Optimizing LLM Efficiency: Reducing Input Tokens by 70% with Adola
As Large Language Models (LLMs) are integrated into production environments, the cost and latency associated with massive context windows are becoming critical bottlenecks. When developers implement Retrieval-Augmented Generation (RAG) or complex agentic workflows, they often encounter "noisy" context—redundant information, irrelevant snippets, or bloated tool transcripts—that increases token consumption without adding value to the final answer.
Adola introduces Rose 1, a semantic prompt compression engine designed to trim this noise before the model call. By focusing on "keeping what matters," Rose 1 aims to reduce input tokens by up to 70% while ensuring that the core reasoning and factual accuracy of the model remain intact.
How Semantic Compression Works
Unlike simple truncation, which might cut off vital information at the end of a prompt, Adola uses semantic compression. This process identifies and removes redundant or irrelevant data while preserving the essential spans of text required to answer a specific query.
For example, in a technical support scenario, a prompt might contain duplicate notes from a support thread or unrelated ticket history. Rose 1 filters these out, retaining only the critical schema, policy exceptions, account tiers, and citation trails necessary for the model to provide a safe and accurate response.

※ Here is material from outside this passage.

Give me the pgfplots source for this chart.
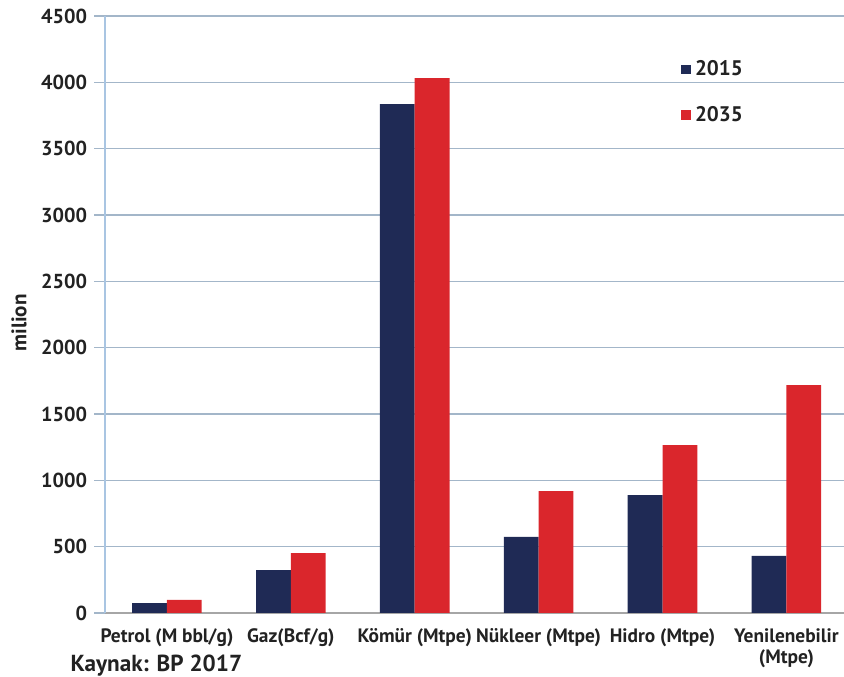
\documentclass[border=0pt]{standalone}
\usepackage{fontspec}
\setmainfont{PT Sans}
\usepackage{pgfplots}
\pgfplotsset{compat=1.18}
\definecolor{navy}{HTML}{1F2A55}
\definecolor{bred}{HTML}{DA262C}
\definecolor{gridc}{HTML}{A3B6C9}
\definecolor{axc}{HTML}{A9C5E2}
\definecolor{txt}{HTML}{222222}
\begin{document}
\begin{tikzpicture}
\begin{axis}[
  at={(1.75cm,1.05cm)}, anchor=south west,
  scale only axis, width=12.39cm, height=9.95cm,
  ybar=0pt, bar width=0.58cm,
  xmin=-0.5, xmax=5.5, ymin=0, ymax=4500,
  enlarge x limits=false,
  xtick={0,1,2,3,4,5},
  xticklabels={Petrol (M bbl/g),Gaz(Bcf/g),Kömür (Mtpe),Nükleer (Mtpe),Hidro (Mtpe),Yenilenebilir\\(Mtpe)},
  xticklabel style={font=\bfseries\fontsize{9.2}{9.8}\selectfont, text=txt, align=center, yshift=1pt},
  x tick style={draw=none},
  extra x ticks={0.5,1.5,2.5,3.5,4.5},
  extra x tick labels={},
  extra x tick style={tick style={draw=gray!70, line width=0.6pt}, major tick length=5pt, tick align=outside, grid=none},
  ytick={0,500,...,4500},
  yticklabel style={font=\bfseries\fontsize{9.6}{11}\selectfont, text=txt},
  /pgf/number format/assume math mode=true,
  /pgf/number format/1000 sep={},
  ymajorgrids, grid style={gridc, line width=0.6pt},
  y tick style={gridc, line width=0.6pt}, tick align=outside, major tick length=5pt,
  axis x line*=bottom, axis y line*=left,
  x axis line style={draw=gray!70, line width=0.6pt, -},
  y axis line style={draw=axc, line width=0.8pt, -},
  ylabel={milion}, ylabel style={font=\bfseries\fontsize{10}{12}\selectfont, text=txt, at={(ticklabel cs:0.5)}, xshift=-4pt},
  legend style={at={(0.766,0.94)}, anchor=north west, draw=none, fill=none,
    font=\bfseries\fontsize{10}{12}\selectfont, text=txt, row sep=9pt},
  legend image code/.code={\fill (0cm,-0.075cm) rectangle (0.16cm,0.085cm);},
]
\addplot[fill=navy, draw=none] coordinates {(0,75) (1,324) (2,3836) (3,573) (4,889) (5,430)};
\addplot[fill=bred, draw=none] coordinates {(0,98) (1,452) (2,4031) (3,919) (4,1266) (5,1718)};
\legend{2015,2035}
\end{axis}
\node[anchor=base west, font=\bfseries\fontsize{11}{13}\selectfont, text=txt, inner sep=0pt] at (1.17cm,0.08cm) {Kaynak: BP 2017};
\pgfresetboundingbox
\useasboundingbox (0,0) rectangle (14.0667cm,11.2667cm);
\end{tikzpicture}
\end{document}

Performance and Benchmarks
One of the primary challenges with prompt compression is the risk of "turning the model blind"—removing too much information and causing a drop in accuracy. Adola has released production benchmarks for Rose 1 across six major evaluation sets, demonstrating high stability even with a 70% compression ratio (keeping only 30% of the original prompt).
Benchmark Results
| Evaluation Set | Focus Area | Accuracy Impact |
|---|---|---|
| AIME | Competition Math | 0% decrease |
| GPQA Diamond | Expert Science QA | 0% decrease |
| GDPval-AA | Professional Tasks | 0% decrease |
| CommonsenseQA | Commonsense Reasoning | 0% decrease |
| GSM8K | Grade-school Math | 0% decrease |
| ARC-Challenge | Grade-school Science | 2% decrease |
These results suggest that for the vast majority of hard reasoning tasks, the semantic noise can be stripped away without impacting the model's ability to reach the correct conclusion.
Production Use Cases
Adola is positioned as a "pre-model API" or a prompt gateway, meaning it can be inserted into existing workflows without requiring a change in the model provider. Key application areas include:
1. Agent Traces
In multi-step agentic workflows, tool transcripts can become incredibly long. Adola can trim these transcripts before the next planning step, reducing the cost of subsequent turns in the conversation.
2. RAG Retrieval
Retrieval systems often over-retrieve chunks to ensure the answer is present. Rose 1 shrinks these over-retrieved chunks while keeping the answer-bearing spans, optimizing the context window.
3. Support Copilots
For customer support bots, compressing ticket history, policy documents, and account context allows the model to handle more history and documentation without hitting token limits or increasing latency.
Implementation
The tool is designed for developer ease, offering SDKs for Python, JavaScript, TypeScript, Go, and Rust. A typical implementation involves sending the raw context and the user query to the Adola API, specifying a target compression ratio.
from adola import Adola
client = Adola(api_key="rose_...")
result = client.compress(
input=open("retrieved_context.txt").read(),
query="Which incident caused latency?",
compression={"target_ratio": 0.3},
include_spans=False,
)
compressed = result["output"]
Community Perspectives
While the initial reception highlights the potential for cost savings, some users have raised questions regarding the flexibility of the compression strategy. One user noted:
"Can I choose a strategy for token reduction, based on what I'm optimizing for? I might be ok with a quality drop for a great cost savings, for example."
This suggests a demand for more granular control over the trade-off between accuracy and aggressive cost reduction, a feature that would allow developers to tune the compression level based on the specific criticality of the task.